[DATA SECTION]
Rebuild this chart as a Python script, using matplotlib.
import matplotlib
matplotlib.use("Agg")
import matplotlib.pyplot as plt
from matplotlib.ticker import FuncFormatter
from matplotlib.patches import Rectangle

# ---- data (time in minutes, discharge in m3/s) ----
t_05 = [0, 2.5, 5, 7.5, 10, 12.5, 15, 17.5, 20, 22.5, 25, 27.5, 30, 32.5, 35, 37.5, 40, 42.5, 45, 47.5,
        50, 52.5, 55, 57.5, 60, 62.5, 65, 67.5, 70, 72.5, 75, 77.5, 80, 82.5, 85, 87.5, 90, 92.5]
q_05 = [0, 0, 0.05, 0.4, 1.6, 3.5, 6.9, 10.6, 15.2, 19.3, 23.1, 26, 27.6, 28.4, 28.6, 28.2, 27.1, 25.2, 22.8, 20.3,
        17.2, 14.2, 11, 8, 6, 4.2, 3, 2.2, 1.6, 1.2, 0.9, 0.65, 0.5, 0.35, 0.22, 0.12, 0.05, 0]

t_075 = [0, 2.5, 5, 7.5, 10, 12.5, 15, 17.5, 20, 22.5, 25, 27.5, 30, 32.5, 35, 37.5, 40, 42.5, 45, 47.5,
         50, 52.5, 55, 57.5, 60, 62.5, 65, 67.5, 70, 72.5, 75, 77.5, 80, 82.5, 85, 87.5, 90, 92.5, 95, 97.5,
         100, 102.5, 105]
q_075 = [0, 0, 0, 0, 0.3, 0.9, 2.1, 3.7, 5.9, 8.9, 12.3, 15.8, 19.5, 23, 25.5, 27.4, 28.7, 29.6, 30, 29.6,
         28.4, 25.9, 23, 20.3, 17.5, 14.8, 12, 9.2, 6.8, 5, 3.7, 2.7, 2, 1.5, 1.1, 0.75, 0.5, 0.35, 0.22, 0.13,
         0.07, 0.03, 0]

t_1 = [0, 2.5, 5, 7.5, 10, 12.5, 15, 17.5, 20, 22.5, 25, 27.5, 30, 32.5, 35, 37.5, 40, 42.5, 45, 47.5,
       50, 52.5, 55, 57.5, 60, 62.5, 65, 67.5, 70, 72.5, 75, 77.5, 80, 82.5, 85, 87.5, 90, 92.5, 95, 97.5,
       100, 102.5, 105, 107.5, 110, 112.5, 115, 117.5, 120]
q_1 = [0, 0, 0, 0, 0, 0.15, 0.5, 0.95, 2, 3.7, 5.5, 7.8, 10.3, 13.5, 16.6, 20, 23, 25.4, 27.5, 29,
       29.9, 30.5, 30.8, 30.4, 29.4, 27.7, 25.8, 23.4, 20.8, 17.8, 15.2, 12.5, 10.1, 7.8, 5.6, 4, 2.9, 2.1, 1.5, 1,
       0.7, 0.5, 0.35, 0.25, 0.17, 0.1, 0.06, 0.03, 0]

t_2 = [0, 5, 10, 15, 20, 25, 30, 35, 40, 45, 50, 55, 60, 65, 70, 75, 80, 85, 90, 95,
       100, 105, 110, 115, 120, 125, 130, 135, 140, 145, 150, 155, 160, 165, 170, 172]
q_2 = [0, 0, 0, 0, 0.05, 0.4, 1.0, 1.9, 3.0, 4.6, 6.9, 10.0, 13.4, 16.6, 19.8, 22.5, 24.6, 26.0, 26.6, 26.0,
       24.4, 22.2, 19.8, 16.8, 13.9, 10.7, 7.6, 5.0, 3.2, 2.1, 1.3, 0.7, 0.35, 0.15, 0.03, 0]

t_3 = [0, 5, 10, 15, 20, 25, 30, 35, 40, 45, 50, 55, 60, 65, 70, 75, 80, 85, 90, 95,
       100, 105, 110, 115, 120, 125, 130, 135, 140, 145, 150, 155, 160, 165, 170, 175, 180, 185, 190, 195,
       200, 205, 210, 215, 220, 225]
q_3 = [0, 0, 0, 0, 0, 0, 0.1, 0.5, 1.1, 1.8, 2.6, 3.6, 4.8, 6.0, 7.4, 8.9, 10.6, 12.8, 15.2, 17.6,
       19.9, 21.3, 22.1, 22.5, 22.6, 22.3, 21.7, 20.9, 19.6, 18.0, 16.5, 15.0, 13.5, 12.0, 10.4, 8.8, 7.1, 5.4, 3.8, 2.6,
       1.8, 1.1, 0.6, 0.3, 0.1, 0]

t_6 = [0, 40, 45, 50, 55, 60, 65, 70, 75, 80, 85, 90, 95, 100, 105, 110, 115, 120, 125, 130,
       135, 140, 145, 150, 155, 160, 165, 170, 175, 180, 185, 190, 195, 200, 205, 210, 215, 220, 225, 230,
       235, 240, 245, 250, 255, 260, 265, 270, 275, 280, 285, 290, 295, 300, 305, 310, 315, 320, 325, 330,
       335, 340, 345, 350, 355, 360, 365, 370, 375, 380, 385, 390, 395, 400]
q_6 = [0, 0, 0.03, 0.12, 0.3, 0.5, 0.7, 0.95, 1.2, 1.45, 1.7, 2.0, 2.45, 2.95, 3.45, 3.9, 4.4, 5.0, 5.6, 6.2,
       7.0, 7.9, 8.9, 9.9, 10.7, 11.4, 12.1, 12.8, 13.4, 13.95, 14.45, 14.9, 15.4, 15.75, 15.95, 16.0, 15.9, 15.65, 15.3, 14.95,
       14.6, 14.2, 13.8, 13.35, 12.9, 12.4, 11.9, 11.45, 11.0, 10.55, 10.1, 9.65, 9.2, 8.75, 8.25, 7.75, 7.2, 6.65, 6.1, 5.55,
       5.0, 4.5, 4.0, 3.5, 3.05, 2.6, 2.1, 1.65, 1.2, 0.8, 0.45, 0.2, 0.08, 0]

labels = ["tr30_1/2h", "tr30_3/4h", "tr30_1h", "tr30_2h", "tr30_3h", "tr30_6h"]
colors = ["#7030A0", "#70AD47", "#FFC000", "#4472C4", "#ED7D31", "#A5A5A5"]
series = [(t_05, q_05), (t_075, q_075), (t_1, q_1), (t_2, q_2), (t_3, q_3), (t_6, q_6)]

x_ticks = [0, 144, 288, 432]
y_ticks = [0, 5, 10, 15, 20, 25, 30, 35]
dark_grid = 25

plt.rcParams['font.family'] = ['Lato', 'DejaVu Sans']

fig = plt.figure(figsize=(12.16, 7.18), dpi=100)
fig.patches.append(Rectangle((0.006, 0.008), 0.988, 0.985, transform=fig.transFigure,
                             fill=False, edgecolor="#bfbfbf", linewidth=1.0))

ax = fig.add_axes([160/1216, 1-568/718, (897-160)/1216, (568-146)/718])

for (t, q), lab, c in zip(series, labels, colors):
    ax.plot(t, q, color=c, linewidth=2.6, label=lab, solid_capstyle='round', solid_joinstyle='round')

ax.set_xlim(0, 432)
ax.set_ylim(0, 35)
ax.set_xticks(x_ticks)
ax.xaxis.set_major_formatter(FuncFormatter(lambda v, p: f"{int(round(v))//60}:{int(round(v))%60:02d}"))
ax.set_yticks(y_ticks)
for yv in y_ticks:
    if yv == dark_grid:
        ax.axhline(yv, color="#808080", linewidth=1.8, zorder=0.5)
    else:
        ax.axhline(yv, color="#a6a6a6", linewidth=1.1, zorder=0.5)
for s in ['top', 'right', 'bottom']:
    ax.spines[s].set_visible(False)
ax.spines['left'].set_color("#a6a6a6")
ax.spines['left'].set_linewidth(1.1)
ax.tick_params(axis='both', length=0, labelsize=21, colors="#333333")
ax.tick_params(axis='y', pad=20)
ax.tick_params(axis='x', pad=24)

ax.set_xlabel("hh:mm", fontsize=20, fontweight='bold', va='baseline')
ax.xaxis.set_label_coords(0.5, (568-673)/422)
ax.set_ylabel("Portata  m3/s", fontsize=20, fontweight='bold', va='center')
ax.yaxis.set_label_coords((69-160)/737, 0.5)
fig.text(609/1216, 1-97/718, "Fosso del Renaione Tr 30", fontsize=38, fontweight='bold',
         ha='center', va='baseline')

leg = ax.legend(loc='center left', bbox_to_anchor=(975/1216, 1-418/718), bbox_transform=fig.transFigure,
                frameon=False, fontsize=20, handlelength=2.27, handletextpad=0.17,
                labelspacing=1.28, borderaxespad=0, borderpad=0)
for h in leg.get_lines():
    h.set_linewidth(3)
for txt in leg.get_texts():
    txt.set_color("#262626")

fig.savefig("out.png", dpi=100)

[PROBLEM STATEMENT]
Verbatim output is expected for the lines from the start of the data to the line in which "from matplotlib.patches import Rectangle" appears, both included.

[WRITTEN SOLUTION]
Rebuild this chart as a Python script, using matplotlib.
import matplotlib
matplotlib.use("Agg")
import matplotlib.pyplot as plt
from matplotlib.ticker import FuncFormatter
from matplotlib.patches import Rectangle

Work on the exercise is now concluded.